Since none of us had our laptops at the conference, Peter ran over to his hotel to get his machine so we can build out the simulation. In order to come up with the MVP, we used Google Sheets. Later, Peter and Daniel would formalize this with a formal web app.

At 3:00 pm, next to the outdoor bar on the ship (there might have been some beer involved), we started work on the Monte Carlo simulation. It was four people, working on the same machine, at the same time, with everyone participating actively in building the simulation out. Open Space, Monte Carlo, and Mobbing all coming together in one place. Akos Szilagyia, one of the conference organizers and a ProKanban.Org trainer, provided support as well as took the picture below.

We developed the app in thin slices. We completed one slice, then decided the next thing to do and kept building till we were satisfied we had enough to run a test in production (more on that in a bit). Below is the order in which we achieved the final app -

  1. Create dummy data of throughput per minute for 10 minutes.
  2. Use Dummy data to do one simulation for 60 minutes.
  3. Create 500 simulations for 60 minutes.
  4. Make sure the time that we have data for is not included in simulations. For example if we have data for 10 minutes, simulate only for 50 minutes.
  5. Add a queue size field that can be updated.
  6. Show likelihood result based on simulation for a given queue size.
  7. Stop having the user update queue size, only number of people leaving and entering the queue.
  8. Calculate queue size for every minute we have data for and store the likelihood of getting done at every minute.
  9. Build a graph that shows how the probability is changing at every minute.
  10. Add a second sheet which shows the Current Queue Size and the Probability to get done by 10:30 for display purposes.

This took us about an hour to accomplish. Once we reached this point, we decided to head down to the main room and test out if our MVP, spreadsheet based app would work. We hooked up to the screens, did a couple of dry runs and everything seemed like it was working in production.

An interesting note on this. I(Prateek Singh) was the driver for most of the mobbing session. The laptop was showing most things in German and the spreadsheet was following German conventions (using “ , ” instead of “ . ” for decimal values etc.). Since I had prior experience building Monte Carlo simulations in spreadsheets, it made sense for me to drive, but, it was great having navigators who spoke German. In fact, this helped a lot. I repeatedly had to pause to ask for directions and that made it necessary for us to communicate and share what I was trying to do. Mobbing in this way was very effective as we all knew and contributed to everything we were trying to do.

Lets Do It Live!

The next day, Benji, Lorenzo, and I had left the conference to fly back. Peter and Daniel introduced the app to the attendees. They explained the concept and showed on the big screen how the results will be shown live. You can see Peter introducing this below with the result displayed in the top right-hand corner.
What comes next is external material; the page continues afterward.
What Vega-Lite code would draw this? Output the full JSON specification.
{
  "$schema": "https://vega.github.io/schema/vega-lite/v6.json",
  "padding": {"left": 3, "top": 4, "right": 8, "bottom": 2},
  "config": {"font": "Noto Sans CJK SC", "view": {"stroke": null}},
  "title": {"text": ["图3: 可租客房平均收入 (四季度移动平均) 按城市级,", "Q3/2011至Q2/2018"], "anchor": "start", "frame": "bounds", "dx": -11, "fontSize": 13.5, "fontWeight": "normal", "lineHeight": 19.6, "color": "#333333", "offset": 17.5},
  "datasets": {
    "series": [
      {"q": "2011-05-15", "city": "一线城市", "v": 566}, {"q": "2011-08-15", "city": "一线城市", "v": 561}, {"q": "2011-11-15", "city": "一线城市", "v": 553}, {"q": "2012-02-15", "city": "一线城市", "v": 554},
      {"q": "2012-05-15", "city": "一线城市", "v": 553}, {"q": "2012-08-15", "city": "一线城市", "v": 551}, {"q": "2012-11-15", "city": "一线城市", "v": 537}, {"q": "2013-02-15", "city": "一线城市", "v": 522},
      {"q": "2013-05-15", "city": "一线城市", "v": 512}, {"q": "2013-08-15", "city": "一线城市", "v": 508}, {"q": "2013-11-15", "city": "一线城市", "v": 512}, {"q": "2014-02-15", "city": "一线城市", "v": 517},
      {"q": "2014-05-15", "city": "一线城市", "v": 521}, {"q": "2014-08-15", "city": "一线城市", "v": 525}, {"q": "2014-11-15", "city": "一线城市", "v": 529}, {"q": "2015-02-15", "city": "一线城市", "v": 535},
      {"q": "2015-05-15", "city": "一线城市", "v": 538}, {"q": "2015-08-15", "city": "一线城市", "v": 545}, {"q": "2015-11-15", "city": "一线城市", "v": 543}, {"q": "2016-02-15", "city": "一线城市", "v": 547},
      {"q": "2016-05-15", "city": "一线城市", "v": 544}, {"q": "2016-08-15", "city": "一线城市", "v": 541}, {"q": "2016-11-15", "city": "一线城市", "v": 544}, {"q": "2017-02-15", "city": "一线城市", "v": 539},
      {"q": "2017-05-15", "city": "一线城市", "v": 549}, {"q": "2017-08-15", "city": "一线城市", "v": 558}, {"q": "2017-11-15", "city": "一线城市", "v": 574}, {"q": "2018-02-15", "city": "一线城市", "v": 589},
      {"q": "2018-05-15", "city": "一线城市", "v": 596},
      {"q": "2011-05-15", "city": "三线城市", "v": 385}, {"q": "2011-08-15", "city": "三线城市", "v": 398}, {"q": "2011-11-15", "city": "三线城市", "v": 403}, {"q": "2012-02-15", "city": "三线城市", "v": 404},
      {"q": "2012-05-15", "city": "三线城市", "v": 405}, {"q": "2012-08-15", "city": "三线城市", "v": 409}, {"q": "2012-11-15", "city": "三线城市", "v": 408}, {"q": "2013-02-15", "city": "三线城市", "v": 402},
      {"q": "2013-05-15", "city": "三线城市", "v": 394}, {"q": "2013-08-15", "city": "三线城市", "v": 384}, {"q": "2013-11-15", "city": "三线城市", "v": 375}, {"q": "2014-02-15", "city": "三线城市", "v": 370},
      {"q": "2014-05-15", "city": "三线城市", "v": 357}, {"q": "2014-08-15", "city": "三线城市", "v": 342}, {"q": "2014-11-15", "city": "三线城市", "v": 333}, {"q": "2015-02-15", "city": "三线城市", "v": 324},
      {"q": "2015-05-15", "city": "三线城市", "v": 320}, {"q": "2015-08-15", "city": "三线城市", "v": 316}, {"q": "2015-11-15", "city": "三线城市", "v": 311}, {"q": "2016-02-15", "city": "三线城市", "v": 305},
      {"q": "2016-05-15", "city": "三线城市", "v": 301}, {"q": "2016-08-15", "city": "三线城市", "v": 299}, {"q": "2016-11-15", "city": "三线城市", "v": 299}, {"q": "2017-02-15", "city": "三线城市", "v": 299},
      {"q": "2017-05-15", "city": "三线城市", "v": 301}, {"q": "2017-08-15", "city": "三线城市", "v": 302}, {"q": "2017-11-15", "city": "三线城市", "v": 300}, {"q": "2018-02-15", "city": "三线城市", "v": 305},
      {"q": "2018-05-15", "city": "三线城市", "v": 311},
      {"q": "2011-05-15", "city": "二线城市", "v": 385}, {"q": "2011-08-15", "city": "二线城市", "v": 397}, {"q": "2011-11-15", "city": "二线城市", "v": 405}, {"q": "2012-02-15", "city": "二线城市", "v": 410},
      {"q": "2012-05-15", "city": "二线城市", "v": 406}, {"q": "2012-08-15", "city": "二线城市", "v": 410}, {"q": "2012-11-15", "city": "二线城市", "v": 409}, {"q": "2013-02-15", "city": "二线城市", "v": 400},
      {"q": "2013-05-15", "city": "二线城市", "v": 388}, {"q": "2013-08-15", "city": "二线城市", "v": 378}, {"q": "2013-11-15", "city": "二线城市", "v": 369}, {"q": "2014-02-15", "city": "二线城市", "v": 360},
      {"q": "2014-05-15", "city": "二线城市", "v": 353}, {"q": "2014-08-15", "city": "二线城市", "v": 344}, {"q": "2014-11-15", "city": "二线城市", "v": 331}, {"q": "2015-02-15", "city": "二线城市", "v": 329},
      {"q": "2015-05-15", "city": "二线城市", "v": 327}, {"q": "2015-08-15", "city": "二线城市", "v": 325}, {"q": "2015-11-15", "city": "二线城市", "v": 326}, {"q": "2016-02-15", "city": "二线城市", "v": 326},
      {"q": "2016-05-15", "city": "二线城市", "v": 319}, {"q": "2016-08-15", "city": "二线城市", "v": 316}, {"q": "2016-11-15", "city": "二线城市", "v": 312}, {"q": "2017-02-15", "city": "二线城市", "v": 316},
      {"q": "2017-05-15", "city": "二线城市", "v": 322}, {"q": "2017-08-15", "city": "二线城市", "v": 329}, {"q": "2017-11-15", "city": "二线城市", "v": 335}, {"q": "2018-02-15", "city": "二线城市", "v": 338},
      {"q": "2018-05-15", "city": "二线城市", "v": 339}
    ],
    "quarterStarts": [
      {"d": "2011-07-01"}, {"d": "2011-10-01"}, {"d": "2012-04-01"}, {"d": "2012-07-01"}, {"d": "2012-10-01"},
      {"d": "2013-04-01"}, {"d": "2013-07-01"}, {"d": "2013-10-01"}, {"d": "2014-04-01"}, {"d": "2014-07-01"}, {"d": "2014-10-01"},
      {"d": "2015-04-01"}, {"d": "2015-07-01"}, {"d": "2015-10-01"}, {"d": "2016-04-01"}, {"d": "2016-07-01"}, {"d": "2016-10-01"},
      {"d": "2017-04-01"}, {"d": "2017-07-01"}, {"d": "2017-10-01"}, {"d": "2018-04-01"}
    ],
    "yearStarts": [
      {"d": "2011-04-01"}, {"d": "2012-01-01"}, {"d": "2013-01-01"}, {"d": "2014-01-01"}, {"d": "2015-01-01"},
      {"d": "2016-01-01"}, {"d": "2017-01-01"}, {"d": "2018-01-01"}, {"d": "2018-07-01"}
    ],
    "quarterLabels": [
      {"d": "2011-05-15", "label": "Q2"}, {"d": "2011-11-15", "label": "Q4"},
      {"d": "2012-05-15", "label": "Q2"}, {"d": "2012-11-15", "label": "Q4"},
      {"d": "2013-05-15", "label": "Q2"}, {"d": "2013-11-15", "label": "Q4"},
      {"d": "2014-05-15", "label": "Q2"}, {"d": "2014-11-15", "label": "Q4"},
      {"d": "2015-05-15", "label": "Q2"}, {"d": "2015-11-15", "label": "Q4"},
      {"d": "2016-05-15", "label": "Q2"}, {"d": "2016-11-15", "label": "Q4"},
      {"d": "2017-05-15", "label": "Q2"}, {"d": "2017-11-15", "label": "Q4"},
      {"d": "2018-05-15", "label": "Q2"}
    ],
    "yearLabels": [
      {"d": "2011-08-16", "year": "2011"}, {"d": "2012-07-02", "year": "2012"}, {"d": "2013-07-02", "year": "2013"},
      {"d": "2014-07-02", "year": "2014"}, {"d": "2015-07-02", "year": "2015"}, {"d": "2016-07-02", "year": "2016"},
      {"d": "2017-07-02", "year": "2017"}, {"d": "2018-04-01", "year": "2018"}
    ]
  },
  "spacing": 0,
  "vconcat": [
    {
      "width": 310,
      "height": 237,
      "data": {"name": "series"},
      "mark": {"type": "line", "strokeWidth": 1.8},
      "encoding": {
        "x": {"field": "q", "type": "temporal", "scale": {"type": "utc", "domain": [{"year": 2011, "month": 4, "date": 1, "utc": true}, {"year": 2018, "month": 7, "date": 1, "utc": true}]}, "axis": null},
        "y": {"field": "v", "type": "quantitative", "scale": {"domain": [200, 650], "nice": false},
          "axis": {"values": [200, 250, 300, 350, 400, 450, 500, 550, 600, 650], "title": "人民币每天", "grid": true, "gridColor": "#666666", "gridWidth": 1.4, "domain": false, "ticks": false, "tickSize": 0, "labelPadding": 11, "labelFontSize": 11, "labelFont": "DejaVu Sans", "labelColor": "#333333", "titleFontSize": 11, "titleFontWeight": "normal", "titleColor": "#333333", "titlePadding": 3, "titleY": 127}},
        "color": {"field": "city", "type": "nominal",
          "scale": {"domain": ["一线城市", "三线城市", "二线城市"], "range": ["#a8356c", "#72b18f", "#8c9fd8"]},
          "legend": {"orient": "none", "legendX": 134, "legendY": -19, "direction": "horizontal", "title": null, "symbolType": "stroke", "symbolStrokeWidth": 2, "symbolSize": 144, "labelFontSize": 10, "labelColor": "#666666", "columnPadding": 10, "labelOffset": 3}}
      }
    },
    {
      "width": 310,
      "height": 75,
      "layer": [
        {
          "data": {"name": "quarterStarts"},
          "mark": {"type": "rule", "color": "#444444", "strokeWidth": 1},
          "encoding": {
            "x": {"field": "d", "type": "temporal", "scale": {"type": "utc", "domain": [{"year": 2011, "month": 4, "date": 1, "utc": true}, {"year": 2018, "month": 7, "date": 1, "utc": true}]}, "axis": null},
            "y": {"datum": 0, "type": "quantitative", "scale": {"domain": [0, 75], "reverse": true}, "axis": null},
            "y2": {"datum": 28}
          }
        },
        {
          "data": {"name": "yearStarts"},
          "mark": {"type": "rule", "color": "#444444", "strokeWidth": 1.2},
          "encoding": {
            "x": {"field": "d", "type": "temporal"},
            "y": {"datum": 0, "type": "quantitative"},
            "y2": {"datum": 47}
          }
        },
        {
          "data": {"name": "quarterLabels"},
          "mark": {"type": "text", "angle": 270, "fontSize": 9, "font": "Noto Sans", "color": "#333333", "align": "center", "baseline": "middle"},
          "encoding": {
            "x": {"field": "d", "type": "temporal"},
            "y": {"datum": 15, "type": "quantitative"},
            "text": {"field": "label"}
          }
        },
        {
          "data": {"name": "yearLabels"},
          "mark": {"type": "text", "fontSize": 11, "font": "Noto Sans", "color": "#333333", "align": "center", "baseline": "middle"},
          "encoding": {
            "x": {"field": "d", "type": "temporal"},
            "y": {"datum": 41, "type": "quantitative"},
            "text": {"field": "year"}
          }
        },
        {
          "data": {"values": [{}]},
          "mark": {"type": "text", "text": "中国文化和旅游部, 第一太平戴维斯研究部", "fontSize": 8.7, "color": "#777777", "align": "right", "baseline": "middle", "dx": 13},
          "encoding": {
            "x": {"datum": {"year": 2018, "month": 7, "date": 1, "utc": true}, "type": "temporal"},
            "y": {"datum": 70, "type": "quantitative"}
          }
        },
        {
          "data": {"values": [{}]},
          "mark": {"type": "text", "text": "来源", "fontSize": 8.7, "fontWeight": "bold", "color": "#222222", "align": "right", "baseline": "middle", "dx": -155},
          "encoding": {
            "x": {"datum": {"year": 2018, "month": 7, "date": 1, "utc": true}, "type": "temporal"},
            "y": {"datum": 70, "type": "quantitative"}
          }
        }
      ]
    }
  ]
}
The result was a success. Akos and the other organizers helped with getting live data to Peter and Daniel. As they input the data into the sheet, we got real time forecasts. The attendees were able to self manage based on the information whether they should join the queue or not. Midway through the Marketplace, the result looked like what you see below.

Our little experiment was a success. It was great to build something at the conference, for the conference, using the methods and techniques we were talking about during the conference. In a week of highlights during and just before ALE’24, this was definitely one that stood out.

Further Development

Peter later said that the spreadsheet was a little clunky and we needed a proper app. It was time to mover this out of the MVP phase. As mentioned before, Peter and Daniel collaborated to make this a web app. We have some ideas to take this further as well. Hopefully to use at ALE’25 in Munich.